# START OF RECORDS PROVIDED
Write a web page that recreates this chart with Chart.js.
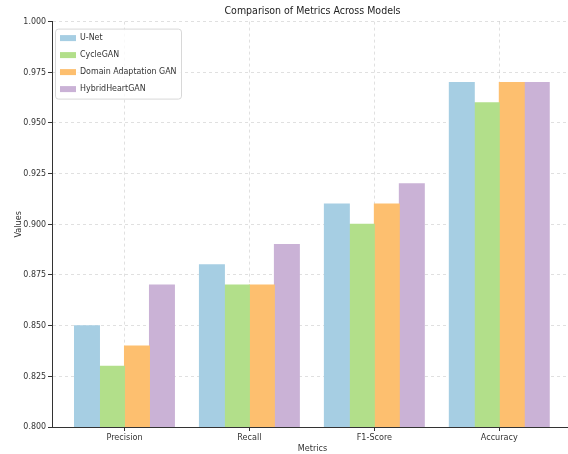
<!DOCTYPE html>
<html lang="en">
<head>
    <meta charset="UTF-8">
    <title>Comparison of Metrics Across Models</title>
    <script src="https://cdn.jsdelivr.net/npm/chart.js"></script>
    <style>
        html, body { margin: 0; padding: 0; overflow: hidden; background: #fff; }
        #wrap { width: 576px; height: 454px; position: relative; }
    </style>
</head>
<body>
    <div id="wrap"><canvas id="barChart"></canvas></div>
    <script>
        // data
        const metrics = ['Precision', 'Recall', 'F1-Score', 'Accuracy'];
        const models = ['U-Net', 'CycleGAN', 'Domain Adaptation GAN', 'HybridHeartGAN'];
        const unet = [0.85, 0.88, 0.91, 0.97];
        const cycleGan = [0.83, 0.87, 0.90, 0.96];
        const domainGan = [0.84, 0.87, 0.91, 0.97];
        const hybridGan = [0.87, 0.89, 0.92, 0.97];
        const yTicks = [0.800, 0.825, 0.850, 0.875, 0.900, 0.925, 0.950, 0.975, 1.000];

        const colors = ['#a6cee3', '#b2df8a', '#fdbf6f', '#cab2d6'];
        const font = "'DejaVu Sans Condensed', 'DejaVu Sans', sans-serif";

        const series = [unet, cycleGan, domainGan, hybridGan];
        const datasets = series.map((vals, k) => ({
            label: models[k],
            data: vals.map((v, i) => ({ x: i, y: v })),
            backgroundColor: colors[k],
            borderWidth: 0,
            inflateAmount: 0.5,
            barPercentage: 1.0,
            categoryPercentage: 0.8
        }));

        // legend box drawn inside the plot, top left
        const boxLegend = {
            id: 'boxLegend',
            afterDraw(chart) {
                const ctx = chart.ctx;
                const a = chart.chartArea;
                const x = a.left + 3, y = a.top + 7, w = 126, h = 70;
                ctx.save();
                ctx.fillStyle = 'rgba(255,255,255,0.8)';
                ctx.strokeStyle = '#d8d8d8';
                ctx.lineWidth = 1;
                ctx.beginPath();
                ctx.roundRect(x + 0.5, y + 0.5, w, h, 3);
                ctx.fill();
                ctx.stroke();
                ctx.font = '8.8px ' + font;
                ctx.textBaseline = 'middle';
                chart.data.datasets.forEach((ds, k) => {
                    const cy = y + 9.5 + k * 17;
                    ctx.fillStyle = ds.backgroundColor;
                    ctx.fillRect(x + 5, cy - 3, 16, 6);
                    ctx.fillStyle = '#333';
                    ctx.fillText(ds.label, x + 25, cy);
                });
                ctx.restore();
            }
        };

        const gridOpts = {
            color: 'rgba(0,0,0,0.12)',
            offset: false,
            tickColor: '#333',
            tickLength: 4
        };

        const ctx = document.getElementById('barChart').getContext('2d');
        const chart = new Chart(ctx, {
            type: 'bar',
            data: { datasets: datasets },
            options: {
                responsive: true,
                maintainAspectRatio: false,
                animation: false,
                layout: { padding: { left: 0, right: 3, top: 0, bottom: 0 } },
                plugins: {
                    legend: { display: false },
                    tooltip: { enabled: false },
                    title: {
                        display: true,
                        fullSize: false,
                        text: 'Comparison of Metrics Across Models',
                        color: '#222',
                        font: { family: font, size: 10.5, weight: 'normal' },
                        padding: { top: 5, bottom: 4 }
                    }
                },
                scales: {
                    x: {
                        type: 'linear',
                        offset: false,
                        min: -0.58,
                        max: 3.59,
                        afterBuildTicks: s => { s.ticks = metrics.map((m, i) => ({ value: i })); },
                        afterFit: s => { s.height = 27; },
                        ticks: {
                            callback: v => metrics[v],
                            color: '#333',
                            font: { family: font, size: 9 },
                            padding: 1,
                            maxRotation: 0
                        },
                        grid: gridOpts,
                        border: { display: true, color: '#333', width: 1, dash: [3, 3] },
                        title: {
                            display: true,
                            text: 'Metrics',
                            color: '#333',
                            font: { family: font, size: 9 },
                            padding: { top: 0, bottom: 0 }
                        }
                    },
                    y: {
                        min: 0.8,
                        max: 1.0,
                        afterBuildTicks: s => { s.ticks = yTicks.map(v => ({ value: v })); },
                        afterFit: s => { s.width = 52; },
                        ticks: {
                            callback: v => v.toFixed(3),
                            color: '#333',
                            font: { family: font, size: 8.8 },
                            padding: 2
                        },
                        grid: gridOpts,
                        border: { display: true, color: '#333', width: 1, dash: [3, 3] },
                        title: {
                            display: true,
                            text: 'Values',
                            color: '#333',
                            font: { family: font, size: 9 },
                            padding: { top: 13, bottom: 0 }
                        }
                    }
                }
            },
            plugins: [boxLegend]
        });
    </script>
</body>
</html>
# END OF RECORDS PROVIDED
# START OF RECORDS PROVIDED
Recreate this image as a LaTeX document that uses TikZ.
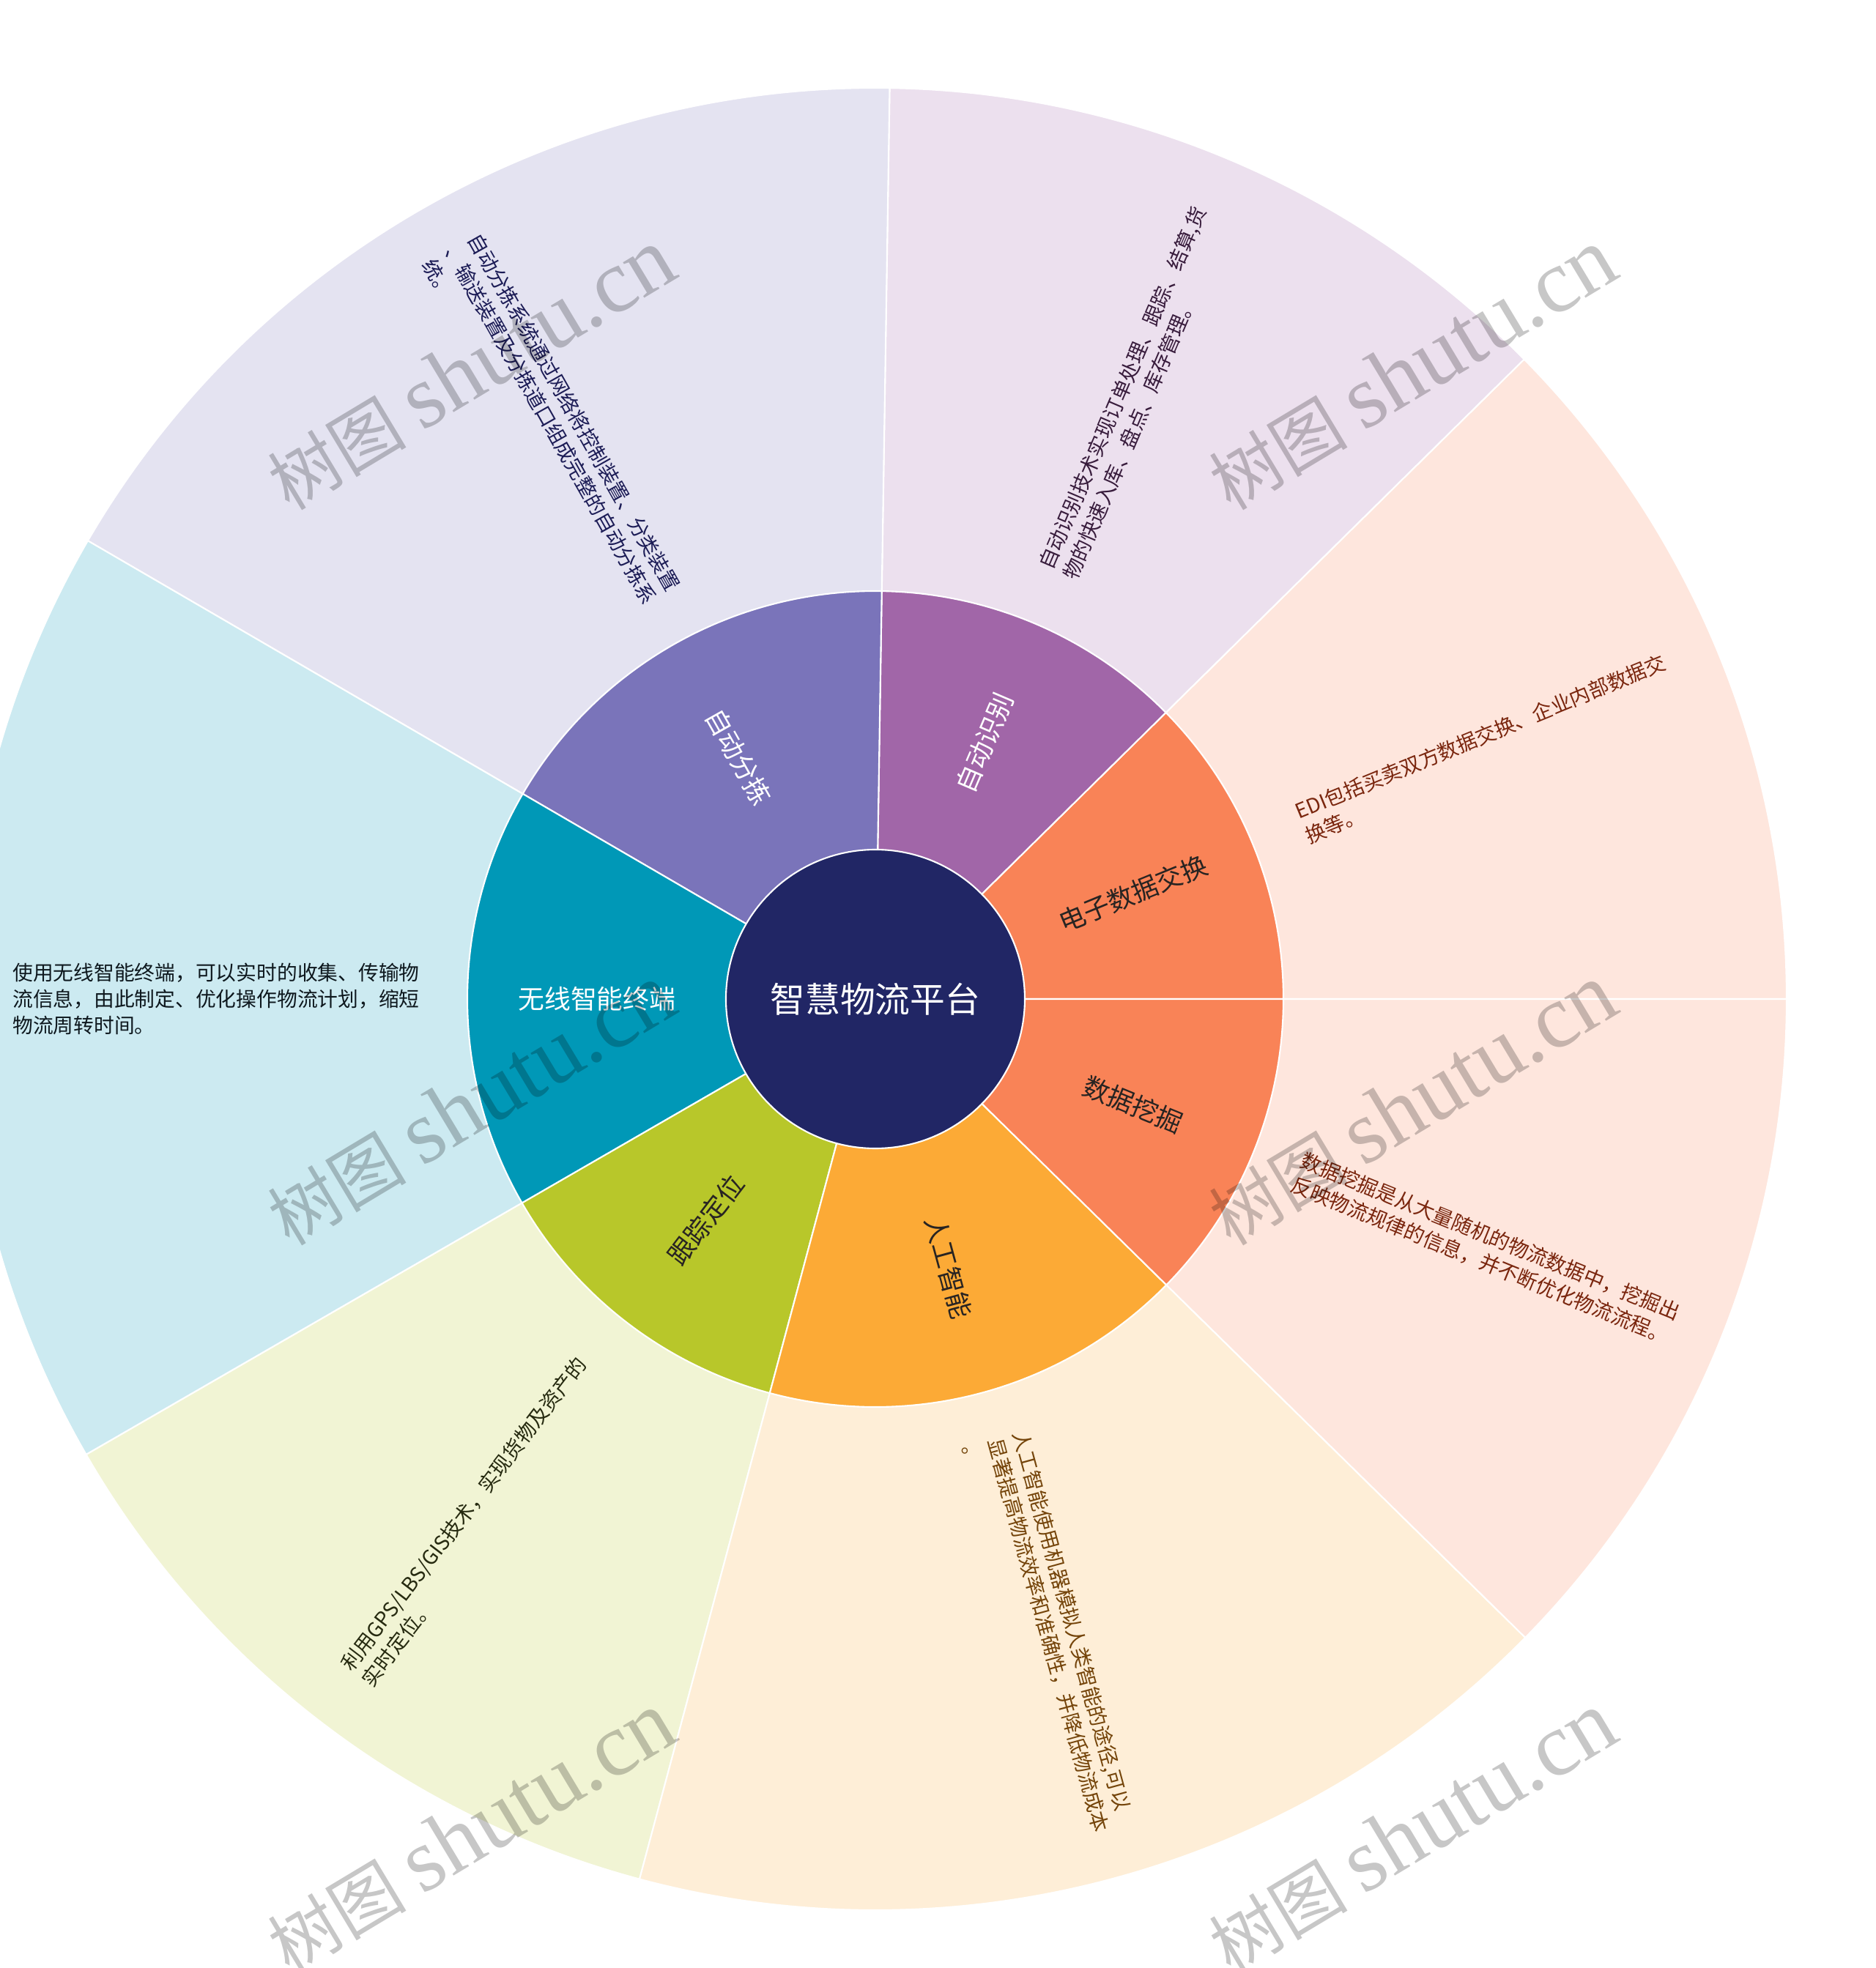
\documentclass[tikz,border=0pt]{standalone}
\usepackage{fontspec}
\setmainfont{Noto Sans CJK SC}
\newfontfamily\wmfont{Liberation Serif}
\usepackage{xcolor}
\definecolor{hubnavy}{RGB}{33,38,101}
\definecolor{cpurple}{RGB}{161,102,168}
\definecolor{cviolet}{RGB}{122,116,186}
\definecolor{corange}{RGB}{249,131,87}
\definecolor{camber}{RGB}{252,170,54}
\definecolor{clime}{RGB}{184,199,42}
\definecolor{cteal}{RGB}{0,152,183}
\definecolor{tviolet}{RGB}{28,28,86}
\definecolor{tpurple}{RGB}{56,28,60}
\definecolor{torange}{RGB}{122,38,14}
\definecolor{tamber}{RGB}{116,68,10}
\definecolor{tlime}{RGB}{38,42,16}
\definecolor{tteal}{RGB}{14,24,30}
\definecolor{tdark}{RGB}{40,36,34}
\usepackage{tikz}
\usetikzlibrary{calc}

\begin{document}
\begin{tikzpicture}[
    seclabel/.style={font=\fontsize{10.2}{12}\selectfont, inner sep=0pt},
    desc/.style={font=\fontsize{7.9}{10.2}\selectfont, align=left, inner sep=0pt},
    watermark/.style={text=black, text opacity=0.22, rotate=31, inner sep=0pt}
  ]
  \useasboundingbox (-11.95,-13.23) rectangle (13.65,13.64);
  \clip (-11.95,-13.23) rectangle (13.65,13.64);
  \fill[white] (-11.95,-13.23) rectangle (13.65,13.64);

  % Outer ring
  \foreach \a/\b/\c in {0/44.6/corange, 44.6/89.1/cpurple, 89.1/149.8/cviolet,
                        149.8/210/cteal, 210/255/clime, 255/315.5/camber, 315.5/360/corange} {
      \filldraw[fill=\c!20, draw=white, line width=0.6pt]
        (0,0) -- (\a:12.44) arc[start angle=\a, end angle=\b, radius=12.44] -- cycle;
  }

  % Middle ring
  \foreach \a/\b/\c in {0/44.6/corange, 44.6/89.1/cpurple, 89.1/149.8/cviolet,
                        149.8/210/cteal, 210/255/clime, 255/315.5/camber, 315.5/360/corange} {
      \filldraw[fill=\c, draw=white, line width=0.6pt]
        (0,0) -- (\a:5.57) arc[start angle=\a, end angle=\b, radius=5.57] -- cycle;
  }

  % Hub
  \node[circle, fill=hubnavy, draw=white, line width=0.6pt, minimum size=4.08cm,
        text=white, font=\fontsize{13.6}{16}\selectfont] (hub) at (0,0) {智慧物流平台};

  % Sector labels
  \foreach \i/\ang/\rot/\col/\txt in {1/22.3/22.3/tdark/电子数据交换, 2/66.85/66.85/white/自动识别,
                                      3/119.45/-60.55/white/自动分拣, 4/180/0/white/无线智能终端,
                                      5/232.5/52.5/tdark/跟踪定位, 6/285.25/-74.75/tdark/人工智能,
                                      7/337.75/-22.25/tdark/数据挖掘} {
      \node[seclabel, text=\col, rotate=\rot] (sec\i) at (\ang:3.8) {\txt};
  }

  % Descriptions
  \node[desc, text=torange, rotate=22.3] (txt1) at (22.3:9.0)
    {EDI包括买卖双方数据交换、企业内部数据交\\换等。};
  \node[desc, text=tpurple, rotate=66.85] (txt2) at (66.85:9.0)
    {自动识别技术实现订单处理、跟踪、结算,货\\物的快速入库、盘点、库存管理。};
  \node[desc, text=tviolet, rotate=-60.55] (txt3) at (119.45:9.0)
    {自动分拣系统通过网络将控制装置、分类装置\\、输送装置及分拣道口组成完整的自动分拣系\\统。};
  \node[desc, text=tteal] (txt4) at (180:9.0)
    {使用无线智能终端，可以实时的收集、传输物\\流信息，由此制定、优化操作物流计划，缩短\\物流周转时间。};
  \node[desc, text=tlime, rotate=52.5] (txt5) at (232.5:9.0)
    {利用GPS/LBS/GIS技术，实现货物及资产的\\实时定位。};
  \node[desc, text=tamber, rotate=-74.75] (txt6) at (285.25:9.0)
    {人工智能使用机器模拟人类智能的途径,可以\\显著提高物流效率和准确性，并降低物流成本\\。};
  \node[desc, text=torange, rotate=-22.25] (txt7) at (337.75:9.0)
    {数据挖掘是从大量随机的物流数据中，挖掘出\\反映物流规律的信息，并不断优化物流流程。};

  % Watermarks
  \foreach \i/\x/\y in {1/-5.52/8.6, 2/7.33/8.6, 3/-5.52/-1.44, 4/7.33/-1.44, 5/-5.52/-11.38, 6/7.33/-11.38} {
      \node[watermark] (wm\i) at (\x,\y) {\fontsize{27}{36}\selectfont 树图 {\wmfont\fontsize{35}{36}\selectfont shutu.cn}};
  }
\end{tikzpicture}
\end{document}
# END OF RECORDS PROVIDED
- TASK DETAILS -
Each line holding the word "that" counts once; report the total and nothing else.

- ANSWER TO THIS EXERCISE -
2